Моё самое первое воспоминание в жизни – встреча с отцом в федеральной тюрьме. Полицейский отвёл меня с мамой в маленькую комнату. Они досмотрели нас обоих. Мне было три года. Но им всё равно.

«Спусти его штаны».

Так люди привыкли скрывать наркотики в тюрьмах. Вот до чего доходило. Мой папаша получил срок в 20 лет за ограбление банка – тогда ещё можно было грабить банки. Это старая школа, эпоха 80-х годов, «Схватка» (боевик с Робертом де Ниро и аль Пачино – ред.), грабёж в хоккейных масках. В Вашингтоне моего отца знали многие. Как и старших братьев. Это мой мир. Но я был чертовски маленьким, и когда моя мать и отец расстались, она сказала моим братьям: «Не Стив. Только не он. Он должен быть другим».

Но Вашингтон того времени – это 65 квадратов наркотиков, девочек, оружия, драк и людей, которые хотели выбраться в свет любым возможным способом. Мама работала медсестрой. Отчим собирал мусор. Нас было 18 человек в трёхкомнатной квартире, и талонов на еду не хватало на всех. Поэтому я тусовался в подворотнях с друзьями, пытался зависать с чуваками постарше, надеясь заработать немного карманных денег и купить конфет Now and Laters или чего-нибудь ещё.

Когда мне было 10 лет, я получил первую работу. Я был мальчиком на телефоне.

Знаете, кто это такой?

Всё просто. За пределами китайского квартала я сидел около телефонной будки, и всякий раз, когда телефон звонил, я должен был брать трубку. Люди искали наркотики, девочек, что угодно. Я говорил, где встретиться с дилерами, и всё. День и ночь. Половина торговцев наркотикам стояла на одном углу, половина на другом. А маленький Стив рулил всем по телефону.

Чтобы скоротать время, я бросал баскетбольный мяч в верхнюю часть телефонной будки. Мы сорвали крышу, и места было достаточно, чтобы мяч проходил. Но это квадрат, так что нужно бросить чисто, с очень высокой траекторией. И даже если получалось, мяч задевал края кабины.

Я был там всю ночь... Кроссовер, кроссовер, бросок с подшагом, дддддддррррррррр-рат-тат-тат-тат.

Я сделал миллион бросков в телефонную будку. Днями напролёт я прятался от автобусов, учителей, разумеется, разумеется, прятался от братьев и мамы. Я скрывал от них всё, и в этом помогало то, что я неплохо учился в школе (когда там появлялся). Почти для всех соседей я был всего лишь «маленьким Стивом с баскетбольным мячом». И я действительно был маленьким. Я просил свою бабушку отмечать мой рост карандашом каждый день. Мы делали отметки на стене, и я никак не мог вырасти. Мне 12, 13 ... всё ещё не расту.
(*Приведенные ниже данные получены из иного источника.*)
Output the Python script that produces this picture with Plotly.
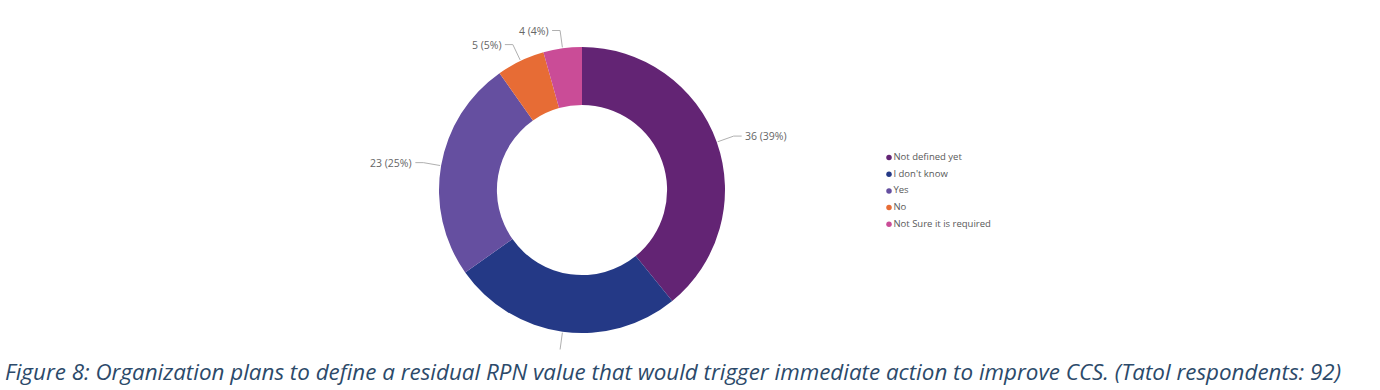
import math
import plotly.graph_objects as go

categories = ["Not defined yet", "I don't know", "Yes", "No", "Not Sure it is required"]
values = [36, 24, 23, 5, 4]
colors = ["#632474", "#243986", "#654fa0", "#e76c35", "#ca4c97"]
show_label = [True, False, True, True, True]

W, H = 1380, 390
CX, CY, R = 582, 190, 143
HOLE = 0.595
LEG_X, LEG_Y0, LEG_DY = 889, 157.5, 16.7

total = sum(values)
fig = go.Figure()

fig.add_trace(go.Pie(
    labels=categories, values=values, sort=False, direction="clockwise", rotation=0,
    hole=HOLE, marker=dict(colors=colors, line=dict(width=0)),
    textinfo="none", hoverinfo="label+value+percent", showlegend=False,
    domain=dict(x=[(CX - R) / W, (CX + R) / W], y=[1 - (CY + R) / H, 1 - (CY - R) / H]),
))

# legend drawn as a marker+text scatter in pixel-scaled hidden axes
fig.add_trace(go.Scatter(
    x=[LEG_X] * len(categories),
    y=[LEG_Y0 + i * LEG_DY for i in range(len(categories))],
    mode="markers+text", text=categories, textposition="middle right",
    marker=dict(color=colors, size=5.5, symbol="circle"),
    textfont=dict(family="Open Sans, sans-serif", size=9.5, color="#595959"),
    showlegend=False, hoverinfo="text", cliponaxis=False,
))

# outside labels with leader lines computed from the slice angles
cum = 0
for v, col, show in zip(values, colors, show_label):
    mid = (cum + v / 2) / total * 2 * math.pi
    cum += v
    sx, sy = math.sin(mid), -math.cos(mid)
    x1, y1 = CX + (R + 1) * sx, CY + (R + 1) * sy
    x2, y2 = CX + (R + 18) * sx, CY + (R + 18) * sy
    side = 1 if sx >= 0 else -1
    if not show:
        fig.add_shape(type="line", x0=x1, y0=y1, x1=x2, y1=y2, xref="x", yref="y",
                      line=dict(color="#b0b0b0", width=1))
        continue
    x3 = x2 + side * 8
    fig.add_shape(type="path", xref="x", yref="y",
                  path=f"M {x1},{y1} L {x2},{y2} L {x3},{y2}",
                  line=dict(color="#b0b0b0", width=1))
    pct = round(v / total * 100)
    fig.add_annotation(x=x3 + side * 1, y=y2, xref="x", yref="y", showarrow=False,
                       text=f"{v} ({pct}%)", xanchor="left" if side > 0 else "right",
                       yanchor="middle",
                       font=dict(family="Open Sans, sans-serif", size=10.5, color="#666666"))

fig.add_annotation(x=3, y=371, xref="x", yref="y", showarrow=False, xanchor="left",
                   yanchor="middle",
                   text="<i>Figure 8: Organization plans to define a residual RPN value that would trigger immediate action to improve CCS. (Tatol respondents: 92)</i>",
                   font=dict(family="Open Sans, sans-serif", size=22.4, color="#2c4a6a"))

fig.update_layout(
    width=W, height=H, margin=dict(l=0, r=0, t=0, b=0),
    paper_bgcolor="white", plot_bgcolor="white",
    xaxis=dict(range=[0, W], visible=False, domain=[0, 1], fixedrange=True),
    yaxis=dict(range=[H, 0], visible=False, domain=[0, 1], fixedrange=True),
    showlegend=False,
)
fig.write_html("out.html", config={"displayModeBar": False},
               post_script="document.body.style.margin='0';")
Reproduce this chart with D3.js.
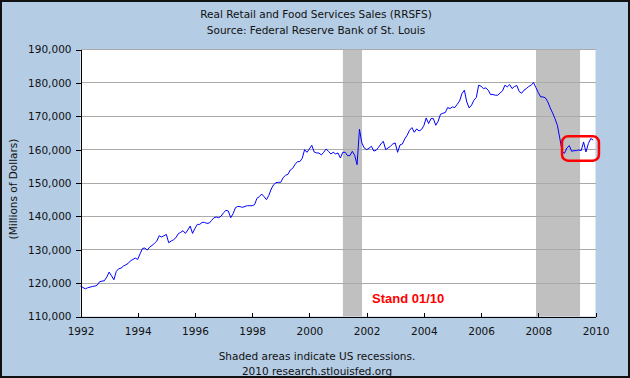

Я пришёл на баскетбольный просмотр в первый день школы. Думал, что сейчас покажу класс, но меня спустили с небес. Они хотели, чтобы я играл в команде юниоров, потому что был таким низким. Меня это взбесило. Я ушёл с площадки и больше никогда не играл в школе, кроме двух матчей.

Всего две игры. Можете в это поверить? Я немного поиграл за команду в AAU и ещё играл на улице, на этом всё. Наверное, я должен был смириться и много трудиться, но нужно понимать, насколько всё сложно, когда ты растёшь в бедности. Мы постоянно переезжали. Я поменял шесть школ. Никакой стабильности. Мне казалось, что я рос в попкорн машине.

Помню, как говорил людям: «Однажды, я собираюсь жениться на Джанет Джексон». Для меня Джанет Джексон была самой улётной девушкой во всём мире. Но мне 15, жду талонов, чертовски маленький, расту вокруг наркоманов, и я даже не могу играть в школьной команде. Как я собираюсь выбраться отсюда и узнать, как там дела у Джанет?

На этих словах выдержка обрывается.